YOUR GOAL:
Print, word for word, the opening line of the data below and every line after it through the line that contains "from matplotlib.colors import", but not the pictures.

DATA EXCERPT:
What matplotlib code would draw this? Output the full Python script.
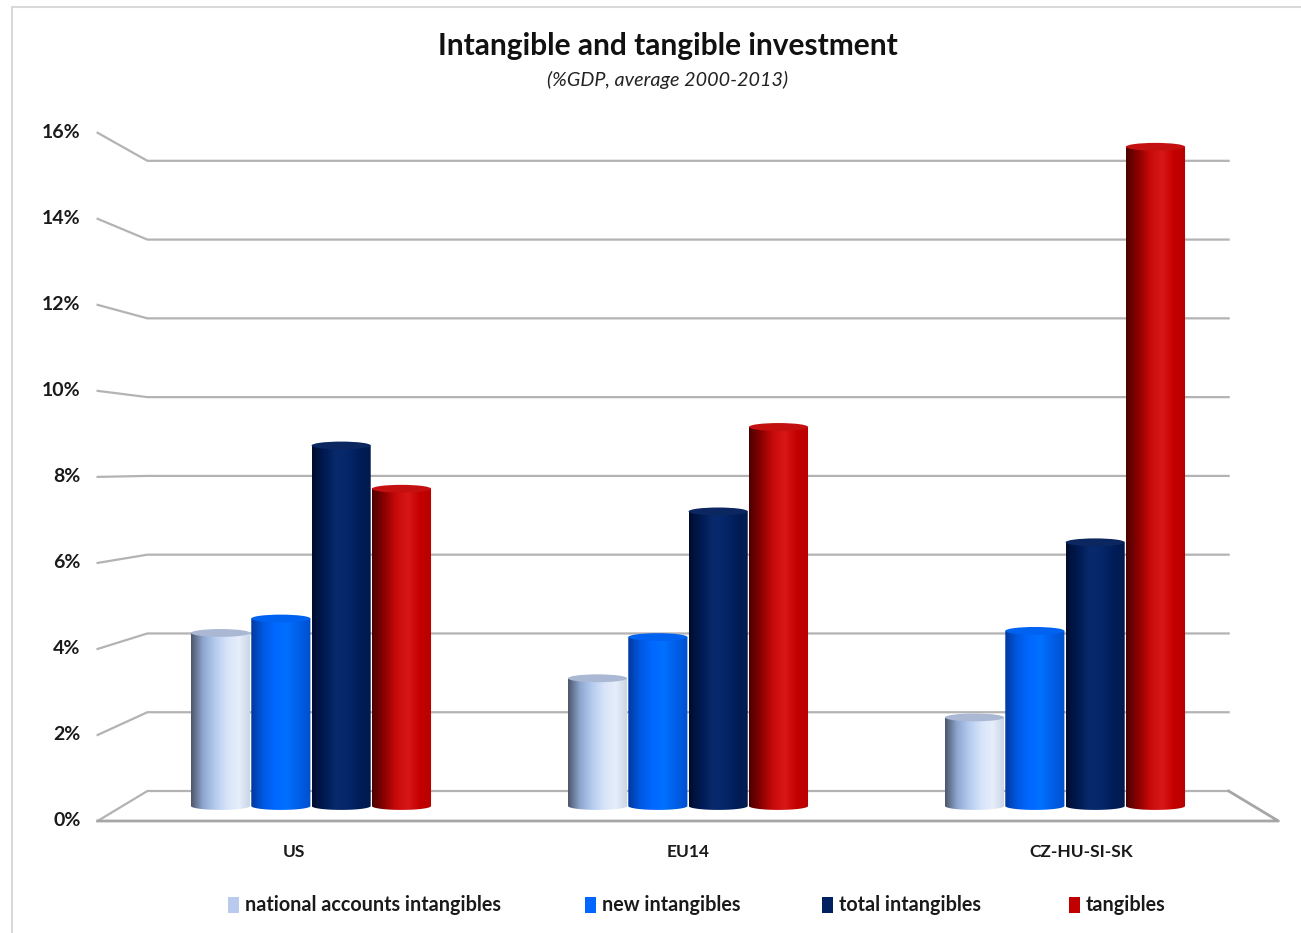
import numpy as np
import matplotlib
matplotlib.use("Agg")
import matplotlib.pyplot as plt
from matplotlib.path import Path
from matplotlib.patches import PathPatch, Ellipse, Rectangle
from matplotlib.colors import LinearSegmentedColormap

# ==================== DATA ====================
categories = ["US", "EU14", "CZ-HU-SI-SK"]
series_names = ["national accounts intangibles", "new intangibles",
                "total intangibles", "tangibles"]
national_accounts = [4.2, 3.1, 2.15]
new_intangibles = [4.55, 4.1, 4.25]
total_intangibles = [8.75, 7.15, 6.4]
tangibles = [7.7, 9.2, 16.0]
y_ticks = [0, 2, 4, 6, 8, 10, 12, 14, 16]
y_tick_labels = ["0%", "2%", "4%", "6%", "8%", "10%", "12%", "14%", "16%"]

values = [national_accounts, new_intangibles, total_intangibles, tangibles]

# gradient stops (left -> right) for each cylinder series
gradients = [
    ["#4c566a", "#8ea6cf", "#b4cbf0", "#d6e3f8", "#e6eefb", "#c9d3e2"],
    ["#0038a0", "#0058e0", "#0068ff", "#0070ff", "#005ee8", "#0050cc"],
    ["#000c2e", "#001a52", "#082a6c", "#06266a", "#001d58", "#001a4e"],
    ["#4a0000", "#8a0000", "#c80a0a", "#d81818", "#c40000", "#b80000"],
]
top_colors = ["#aab8d4", "#0062f0", "#0c2660", "#c41010"]
legend_colors = ["#b8cbed", "#0066ff", "#002060", "#c00000"]

# ==================== GEOMETRY ====================
# bars sit on the mid plane (depth 0); walls at depth +1 (back), -1 (front)
CX, CY = 1.0, 8.27          # vanishing centre in data units
PERSP = 0.044
X_LEFT, X_RIGHT = -0.5, 2.5
BAR_W = 0.16
ELL_H = 0.19                # full height of cylinder end ellipses (data units)


def proj(x, v, d):
    s = 1 - PERSP * d
    return CX + (x - CX) * s, CY + (v - CY) * s


fig = plt.figure(figsize=(13.01, 9.33), dpi=100)
ax = fig.add_axes([0, 0, 1, 1])
ax.set_axis_off()

# frame around the chart
fig.patches.append(Rectangle((12 / 1301, -0.01), 1.02, 1 - 7 / 933 + 0.01,
                             transform=fig.transFigure, fill=False,
                             edgecolor="#d9d9d9", linewidth=1.5))

grid_col = "#b3b3b3"
for v in y_ticks:
    x0, y0 = proj(X_LEFT, v, -1)
    x1, y1 = proj(X_LEFT, v, 1)
    x2, y2 = proj(X_RIGHT, v, 1)
    ax.plot([x0, x1, x2], [y0, y1, y2], color=grid_col, lw=1.6,
            solid_joinstyle="miter", zorder=1)

# floor front edge and right edge
fx0, fy0 = proj(X_LEFT, 0, -1)
fx1, fy1 = proj(X_RIGHT, 0, -1)
bx1, by1 = proj(X_RIGHT, 0, 1)
ax.plot([fx0, fx1, bx1], [fy0, fy1, by1], color="#a6a6a6", lw=2.0, zorder=1)

# tick labels on the front plane
for v, lab in zip(y_ticks, y_tick_labels):
    x, y = proj(X_LEFT, v, -1)
    ax.text(x - 0.045, y, lab, ha="right", va="center", fontsize=14,
            fontweight="bold", family="Lato", color="#1a1a1a")

# ==================== CYLINDERS ====================
n_series = len(values)
for j, (vals, stops, topc) in enumerate(zip(values, gradients, top_colors)):
    cmap = LinearSegmentedColormap.from_list(f"g{j}", stops)
    grad = np.linspace(0, 1, 256)[None, :]
    for i, v in enumerate(vals):
        xc = i + (j - (n_series - 1) / 2) * BAR_W
        r = BAR_W / 2 * 0.98
        t = np.linspace(np.pi, 2 * np.pi, 60)
        arc_x = xc + r * np.cos(t)
        arc_y = ELL_H / 2 * np.sin(t)
        verts = ([(xc - r, v)] + list(zip(arc_x, arc_y)) + [(xc + r, v), (xc - r, v)])
        codes = [Path.MOVETO] + [Path.LINETO] * (len(verts) - 2) + [Path.CLOSEPOLY]
        body = PathPatch(Path(verts, codes), facecolor="none", edgecolor="none")
        ax.add_patch(body)
        im = ax.imshow(grad, cmap=cmap, extent=[xc - r, xc + r, -ELL_H, v],
                       aspect="auto", interpolation="bicubic", zorder=2 + j * 0.01)
        im.set_clip_path(body)
        top = Ellipse((xc, v), 2 * r, ELL_H, facecolor=topc, edgecolor="none",
                      zorder=2.5 + j * 0.01)
        ax.add_patch(top)

# category labels on the front plane
for i, cat in enumerate(categories):
    x, y = proj(i, 0, -1)
    ax.text(x, y - 0.75, cat, ha="center", va="center", fontsize=12.5,
            fontweight="bold", family="Lato", color="#1a1a1a")

ax.set_xlim(-311 / 377, (1301 - 311) / 377)
ax.set_ylim((806 - 933) / 41.2, 806 / 41.2)

# ==================== TITLES ====================
fig.text(0.513, 1 - 46 / 933, "Intangible and tangible investment", ha="center",
         va="center", fontsize=21.5, fontweight="bold", family="Lato", color="#111111")
fig.text(0.513, 1 - 80 / 933, "(%GDP, average 2000-2013)", ha="center",
         va="center", fontsize=14.2, style="italic", family="Lato", color="#222222")

# ==================== LEGEND ====================
leg_x = [228, 585, 822, 1069]
for name, col, lx in zip(series_names, legend_colors, leg_x):
    fig.patches.append(Rectangle((lx / 1301, 1 - 913 / 933), 11 / 1301, 16 / 933,
                                 transform=fig.transFigure, facecolor=col,
                                 edgecolor="none"))
    fig.text((lx + 17) / 1301, 1 - 905 / 933, name, ha="left", va="center",
             fontsize=14.2, fontweight="bold", family="Lato", color="#1a1a1a")

plt.savefig("out.png", dpi=100)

WORKED SOLUTION:
What matplotlib code would draw this? Output the full Python script.
import numpy as np
import matplotlib
matplotlib.use("Agg")
import matplotlib.pyplot as plt
from matplotlib.path import Path
from matplotlib.patches import PathPatch, Ellipse, Rectangle
from matplotlib.colors import LinearSegmentedColormap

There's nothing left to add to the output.